-- start --
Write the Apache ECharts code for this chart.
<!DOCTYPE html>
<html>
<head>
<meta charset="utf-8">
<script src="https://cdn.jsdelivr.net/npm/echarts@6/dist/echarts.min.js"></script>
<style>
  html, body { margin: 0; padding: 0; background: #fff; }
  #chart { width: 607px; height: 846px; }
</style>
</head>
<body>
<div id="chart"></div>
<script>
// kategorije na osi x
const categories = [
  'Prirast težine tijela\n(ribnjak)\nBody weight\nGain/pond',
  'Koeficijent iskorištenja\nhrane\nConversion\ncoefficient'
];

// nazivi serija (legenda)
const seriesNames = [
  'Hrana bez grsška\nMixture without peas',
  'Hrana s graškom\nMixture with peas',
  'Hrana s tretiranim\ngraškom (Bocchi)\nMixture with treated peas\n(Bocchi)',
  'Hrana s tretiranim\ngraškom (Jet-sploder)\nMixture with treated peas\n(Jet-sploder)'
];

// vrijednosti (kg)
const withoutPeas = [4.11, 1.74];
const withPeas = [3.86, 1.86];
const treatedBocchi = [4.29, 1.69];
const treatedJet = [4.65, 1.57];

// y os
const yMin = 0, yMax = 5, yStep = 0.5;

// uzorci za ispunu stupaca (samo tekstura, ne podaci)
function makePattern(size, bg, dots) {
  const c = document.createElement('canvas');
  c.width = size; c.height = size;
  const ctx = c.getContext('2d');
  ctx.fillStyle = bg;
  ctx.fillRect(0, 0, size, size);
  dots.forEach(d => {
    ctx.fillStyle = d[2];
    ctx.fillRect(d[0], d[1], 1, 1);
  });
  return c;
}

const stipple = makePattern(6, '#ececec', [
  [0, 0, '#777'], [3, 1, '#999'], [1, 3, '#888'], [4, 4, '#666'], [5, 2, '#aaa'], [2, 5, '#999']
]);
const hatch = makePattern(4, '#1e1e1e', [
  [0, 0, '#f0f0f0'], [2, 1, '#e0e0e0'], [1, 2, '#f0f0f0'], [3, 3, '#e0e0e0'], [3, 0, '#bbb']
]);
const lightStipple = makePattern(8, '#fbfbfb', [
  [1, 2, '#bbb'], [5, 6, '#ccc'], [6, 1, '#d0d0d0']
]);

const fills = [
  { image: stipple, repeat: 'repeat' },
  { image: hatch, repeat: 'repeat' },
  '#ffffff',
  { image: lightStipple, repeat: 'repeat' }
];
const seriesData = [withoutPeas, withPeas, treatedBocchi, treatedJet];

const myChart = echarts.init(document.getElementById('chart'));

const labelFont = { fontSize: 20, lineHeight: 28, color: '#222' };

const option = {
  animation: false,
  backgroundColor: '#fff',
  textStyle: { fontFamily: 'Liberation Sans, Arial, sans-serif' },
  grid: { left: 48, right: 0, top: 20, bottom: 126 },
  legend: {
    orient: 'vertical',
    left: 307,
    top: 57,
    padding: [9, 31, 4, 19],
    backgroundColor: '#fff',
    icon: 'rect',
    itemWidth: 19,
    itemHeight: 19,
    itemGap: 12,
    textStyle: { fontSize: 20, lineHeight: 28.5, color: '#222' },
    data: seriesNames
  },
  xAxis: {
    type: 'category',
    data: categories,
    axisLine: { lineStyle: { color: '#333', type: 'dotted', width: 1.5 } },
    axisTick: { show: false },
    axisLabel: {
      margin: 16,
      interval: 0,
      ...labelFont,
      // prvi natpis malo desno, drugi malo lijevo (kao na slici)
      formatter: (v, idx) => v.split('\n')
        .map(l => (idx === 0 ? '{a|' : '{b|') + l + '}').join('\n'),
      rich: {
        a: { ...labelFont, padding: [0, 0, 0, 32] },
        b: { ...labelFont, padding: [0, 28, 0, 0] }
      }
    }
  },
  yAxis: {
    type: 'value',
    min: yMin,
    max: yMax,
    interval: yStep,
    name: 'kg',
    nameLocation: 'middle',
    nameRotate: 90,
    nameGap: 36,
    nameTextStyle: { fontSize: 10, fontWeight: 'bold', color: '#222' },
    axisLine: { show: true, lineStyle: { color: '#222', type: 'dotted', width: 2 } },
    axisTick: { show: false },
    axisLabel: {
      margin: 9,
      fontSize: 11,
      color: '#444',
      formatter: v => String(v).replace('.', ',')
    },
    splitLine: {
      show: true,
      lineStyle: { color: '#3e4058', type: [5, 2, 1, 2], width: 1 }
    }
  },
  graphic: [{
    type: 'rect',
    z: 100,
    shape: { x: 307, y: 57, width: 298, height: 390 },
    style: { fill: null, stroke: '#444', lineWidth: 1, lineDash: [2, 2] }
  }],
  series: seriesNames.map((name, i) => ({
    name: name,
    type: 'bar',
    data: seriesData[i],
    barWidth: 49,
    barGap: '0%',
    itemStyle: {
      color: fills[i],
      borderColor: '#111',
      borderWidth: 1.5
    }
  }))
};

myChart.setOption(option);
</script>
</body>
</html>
-- end --
-- start --
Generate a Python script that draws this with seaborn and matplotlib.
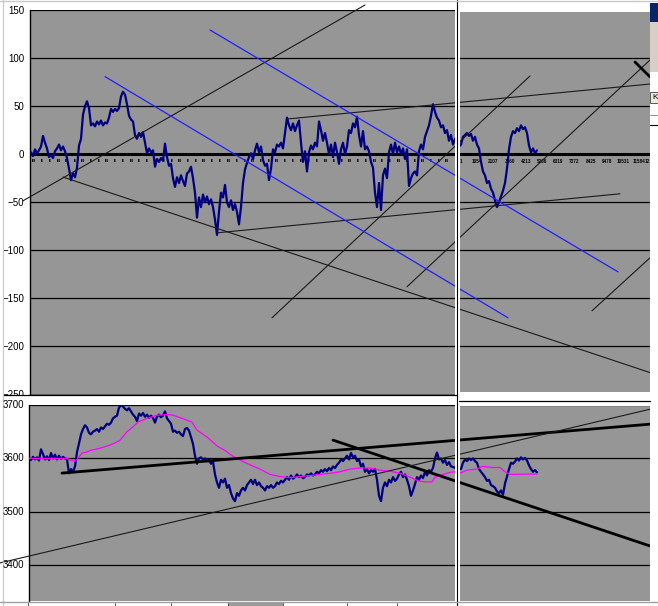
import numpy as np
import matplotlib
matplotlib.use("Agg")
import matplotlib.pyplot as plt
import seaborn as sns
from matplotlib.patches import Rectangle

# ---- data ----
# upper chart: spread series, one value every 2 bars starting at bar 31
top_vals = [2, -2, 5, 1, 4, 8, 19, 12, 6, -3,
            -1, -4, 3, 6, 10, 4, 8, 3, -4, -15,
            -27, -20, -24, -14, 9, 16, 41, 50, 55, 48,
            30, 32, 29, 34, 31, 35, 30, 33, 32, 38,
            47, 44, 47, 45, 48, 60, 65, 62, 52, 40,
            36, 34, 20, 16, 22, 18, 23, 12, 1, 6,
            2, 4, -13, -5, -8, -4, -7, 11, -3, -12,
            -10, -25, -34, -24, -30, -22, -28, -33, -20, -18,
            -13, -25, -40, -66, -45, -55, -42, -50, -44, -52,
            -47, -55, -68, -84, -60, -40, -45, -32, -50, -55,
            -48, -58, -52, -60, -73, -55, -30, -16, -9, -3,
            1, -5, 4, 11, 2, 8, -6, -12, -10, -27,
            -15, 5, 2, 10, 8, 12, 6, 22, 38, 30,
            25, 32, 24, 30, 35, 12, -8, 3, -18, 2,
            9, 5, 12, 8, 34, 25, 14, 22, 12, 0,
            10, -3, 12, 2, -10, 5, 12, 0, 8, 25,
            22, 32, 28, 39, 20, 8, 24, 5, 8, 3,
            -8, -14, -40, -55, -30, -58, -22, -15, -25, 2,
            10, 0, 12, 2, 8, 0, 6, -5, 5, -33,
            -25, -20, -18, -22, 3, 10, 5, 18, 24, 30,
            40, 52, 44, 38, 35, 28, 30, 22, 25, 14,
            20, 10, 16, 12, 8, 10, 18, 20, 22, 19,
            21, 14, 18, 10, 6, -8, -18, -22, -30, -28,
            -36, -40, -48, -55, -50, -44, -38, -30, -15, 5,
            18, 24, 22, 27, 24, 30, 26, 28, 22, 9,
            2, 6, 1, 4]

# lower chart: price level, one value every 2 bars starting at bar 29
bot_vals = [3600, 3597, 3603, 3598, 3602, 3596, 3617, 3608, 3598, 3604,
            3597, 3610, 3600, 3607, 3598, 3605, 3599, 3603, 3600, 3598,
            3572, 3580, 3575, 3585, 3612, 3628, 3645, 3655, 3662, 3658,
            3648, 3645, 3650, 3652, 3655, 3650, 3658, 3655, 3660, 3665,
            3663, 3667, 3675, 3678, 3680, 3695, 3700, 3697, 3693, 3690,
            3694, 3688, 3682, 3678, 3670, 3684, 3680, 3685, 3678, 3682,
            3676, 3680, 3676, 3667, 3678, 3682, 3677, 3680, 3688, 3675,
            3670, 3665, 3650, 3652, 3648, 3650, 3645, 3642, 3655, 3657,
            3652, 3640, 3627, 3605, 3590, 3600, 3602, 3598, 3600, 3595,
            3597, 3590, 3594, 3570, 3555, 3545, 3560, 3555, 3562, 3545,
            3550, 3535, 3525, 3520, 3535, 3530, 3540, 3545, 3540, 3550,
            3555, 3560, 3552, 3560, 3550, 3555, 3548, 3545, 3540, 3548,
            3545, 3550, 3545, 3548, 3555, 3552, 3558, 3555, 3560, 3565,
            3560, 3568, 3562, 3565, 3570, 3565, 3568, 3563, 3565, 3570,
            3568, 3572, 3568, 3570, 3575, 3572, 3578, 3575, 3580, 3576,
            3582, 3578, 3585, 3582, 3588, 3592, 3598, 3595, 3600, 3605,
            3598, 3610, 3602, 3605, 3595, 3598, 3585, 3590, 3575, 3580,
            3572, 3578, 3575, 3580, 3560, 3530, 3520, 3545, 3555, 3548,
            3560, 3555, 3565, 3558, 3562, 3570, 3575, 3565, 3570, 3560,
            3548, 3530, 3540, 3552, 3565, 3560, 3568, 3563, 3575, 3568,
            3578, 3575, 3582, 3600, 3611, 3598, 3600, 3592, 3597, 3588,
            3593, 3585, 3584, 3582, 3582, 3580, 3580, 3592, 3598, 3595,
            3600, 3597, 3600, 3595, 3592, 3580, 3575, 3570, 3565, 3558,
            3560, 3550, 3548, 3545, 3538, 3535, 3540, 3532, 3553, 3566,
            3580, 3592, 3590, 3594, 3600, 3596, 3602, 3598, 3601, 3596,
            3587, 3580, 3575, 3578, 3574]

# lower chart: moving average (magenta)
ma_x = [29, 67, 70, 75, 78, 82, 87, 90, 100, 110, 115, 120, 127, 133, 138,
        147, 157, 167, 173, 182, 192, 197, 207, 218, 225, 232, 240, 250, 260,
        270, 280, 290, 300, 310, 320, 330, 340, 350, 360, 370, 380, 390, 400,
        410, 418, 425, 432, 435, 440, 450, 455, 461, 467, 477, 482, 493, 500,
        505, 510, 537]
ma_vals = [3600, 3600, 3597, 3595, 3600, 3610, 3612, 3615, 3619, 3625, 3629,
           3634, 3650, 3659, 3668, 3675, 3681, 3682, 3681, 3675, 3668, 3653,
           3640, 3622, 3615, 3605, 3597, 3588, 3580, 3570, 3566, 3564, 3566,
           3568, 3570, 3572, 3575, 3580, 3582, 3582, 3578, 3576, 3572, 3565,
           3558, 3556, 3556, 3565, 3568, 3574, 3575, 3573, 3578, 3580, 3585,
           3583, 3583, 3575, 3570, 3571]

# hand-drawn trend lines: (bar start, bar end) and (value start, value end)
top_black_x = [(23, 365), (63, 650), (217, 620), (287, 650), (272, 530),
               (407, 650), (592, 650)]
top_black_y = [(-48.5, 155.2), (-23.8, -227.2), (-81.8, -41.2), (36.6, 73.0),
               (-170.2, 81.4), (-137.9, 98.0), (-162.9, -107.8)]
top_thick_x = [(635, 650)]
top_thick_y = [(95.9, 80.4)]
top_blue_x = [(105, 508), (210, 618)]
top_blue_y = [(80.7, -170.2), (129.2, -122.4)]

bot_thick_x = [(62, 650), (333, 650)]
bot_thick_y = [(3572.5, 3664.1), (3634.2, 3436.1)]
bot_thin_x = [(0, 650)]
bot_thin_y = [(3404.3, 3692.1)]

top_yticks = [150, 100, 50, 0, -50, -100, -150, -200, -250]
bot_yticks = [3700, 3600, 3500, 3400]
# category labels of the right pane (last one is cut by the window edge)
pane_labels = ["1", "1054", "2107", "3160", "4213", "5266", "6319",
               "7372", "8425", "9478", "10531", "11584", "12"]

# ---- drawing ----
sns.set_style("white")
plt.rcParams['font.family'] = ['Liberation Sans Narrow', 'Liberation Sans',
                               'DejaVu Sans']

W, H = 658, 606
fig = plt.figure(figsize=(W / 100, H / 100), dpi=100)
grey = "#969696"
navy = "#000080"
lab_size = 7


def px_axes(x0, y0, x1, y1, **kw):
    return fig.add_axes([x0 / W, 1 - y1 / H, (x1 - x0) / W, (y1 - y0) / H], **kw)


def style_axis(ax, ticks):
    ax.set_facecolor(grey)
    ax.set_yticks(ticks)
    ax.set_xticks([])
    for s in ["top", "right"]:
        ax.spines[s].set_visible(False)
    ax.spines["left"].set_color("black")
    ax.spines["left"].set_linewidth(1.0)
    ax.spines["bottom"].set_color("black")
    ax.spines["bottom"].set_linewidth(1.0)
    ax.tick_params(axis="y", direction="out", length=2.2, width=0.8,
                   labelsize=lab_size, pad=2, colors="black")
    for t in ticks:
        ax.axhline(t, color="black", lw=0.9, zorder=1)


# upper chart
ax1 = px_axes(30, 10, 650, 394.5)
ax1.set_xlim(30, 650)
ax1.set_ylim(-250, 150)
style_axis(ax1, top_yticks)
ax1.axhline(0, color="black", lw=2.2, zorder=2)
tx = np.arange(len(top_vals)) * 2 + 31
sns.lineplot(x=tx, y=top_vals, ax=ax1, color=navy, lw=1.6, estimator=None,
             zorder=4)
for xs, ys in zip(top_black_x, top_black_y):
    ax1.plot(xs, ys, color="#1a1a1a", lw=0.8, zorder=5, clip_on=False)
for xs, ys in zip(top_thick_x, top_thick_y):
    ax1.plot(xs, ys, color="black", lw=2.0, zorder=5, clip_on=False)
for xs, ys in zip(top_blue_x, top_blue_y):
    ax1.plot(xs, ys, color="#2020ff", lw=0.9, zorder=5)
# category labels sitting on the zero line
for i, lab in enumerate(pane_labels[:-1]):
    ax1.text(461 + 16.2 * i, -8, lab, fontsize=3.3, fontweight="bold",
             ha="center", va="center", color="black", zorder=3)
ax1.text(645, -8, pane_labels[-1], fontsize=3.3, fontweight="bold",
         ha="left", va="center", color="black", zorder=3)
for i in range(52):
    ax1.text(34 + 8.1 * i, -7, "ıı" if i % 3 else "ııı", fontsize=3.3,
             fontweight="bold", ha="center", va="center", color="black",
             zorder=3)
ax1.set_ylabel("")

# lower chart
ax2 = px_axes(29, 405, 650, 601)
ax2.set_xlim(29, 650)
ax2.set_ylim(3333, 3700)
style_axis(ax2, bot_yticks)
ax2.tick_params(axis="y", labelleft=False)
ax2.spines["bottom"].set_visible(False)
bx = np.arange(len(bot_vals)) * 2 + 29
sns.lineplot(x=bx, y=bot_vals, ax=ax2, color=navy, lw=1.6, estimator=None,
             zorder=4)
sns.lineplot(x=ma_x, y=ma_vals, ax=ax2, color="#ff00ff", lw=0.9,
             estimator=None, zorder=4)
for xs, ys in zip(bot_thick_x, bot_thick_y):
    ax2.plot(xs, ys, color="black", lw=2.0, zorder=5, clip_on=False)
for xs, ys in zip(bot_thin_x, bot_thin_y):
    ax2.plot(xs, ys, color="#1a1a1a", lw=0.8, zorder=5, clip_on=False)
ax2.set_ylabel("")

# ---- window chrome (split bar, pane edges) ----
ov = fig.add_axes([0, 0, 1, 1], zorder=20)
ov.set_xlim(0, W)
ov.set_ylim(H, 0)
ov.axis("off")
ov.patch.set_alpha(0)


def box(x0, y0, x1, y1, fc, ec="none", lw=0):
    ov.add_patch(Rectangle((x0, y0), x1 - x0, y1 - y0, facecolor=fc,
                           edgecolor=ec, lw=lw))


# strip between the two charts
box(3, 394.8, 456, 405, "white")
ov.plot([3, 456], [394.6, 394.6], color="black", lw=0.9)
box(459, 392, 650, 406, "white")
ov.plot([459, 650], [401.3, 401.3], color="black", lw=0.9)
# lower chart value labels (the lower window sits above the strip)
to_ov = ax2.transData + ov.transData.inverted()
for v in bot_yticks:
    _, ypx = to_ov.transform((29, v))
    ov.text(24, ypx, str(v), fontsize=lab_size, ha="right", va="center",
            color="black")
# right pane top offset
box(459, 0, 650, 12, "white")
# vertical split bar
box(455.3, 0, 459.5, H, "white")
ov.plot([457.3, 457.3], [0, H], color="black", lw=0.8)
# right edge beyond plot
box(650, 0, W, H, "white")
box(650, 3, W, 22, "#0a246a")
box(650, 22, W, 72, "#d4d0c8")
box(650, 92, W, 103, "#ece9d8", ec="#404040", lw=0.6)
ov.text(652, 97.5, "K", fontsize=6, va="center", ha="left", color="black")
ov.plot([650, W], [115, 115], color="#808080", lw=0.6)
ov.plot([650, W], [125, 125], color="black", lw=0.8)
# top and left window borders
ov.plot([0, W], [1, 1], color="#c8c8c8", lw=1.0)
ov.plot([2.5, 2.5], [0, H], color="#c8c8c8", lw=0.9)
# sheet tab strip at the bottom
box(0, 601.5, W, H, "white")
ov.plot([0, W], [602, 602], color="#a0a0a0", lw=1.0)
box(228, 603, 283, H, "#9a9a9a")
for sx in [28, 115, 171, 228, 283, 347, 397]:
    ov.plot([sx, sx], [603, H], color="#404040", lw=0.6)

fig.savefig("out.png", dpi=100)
-- end --
#### [Problem to solve]
Working from the entries above, reproduce exactly and only the lines beginning with the line that has "Generate a Python" and ending with the line that has "from matplotlib.patches import Rectangle"; omit all pictures.

#### [Solution]
Generate a Python script that draws this with seaborn and matplotlib.
import numpy as np
import matplotlib
matplotlib.use("Agg")
import matplotlib.pyplot as plt
import seaborn as sns
from matplotlib.patches import Rectangle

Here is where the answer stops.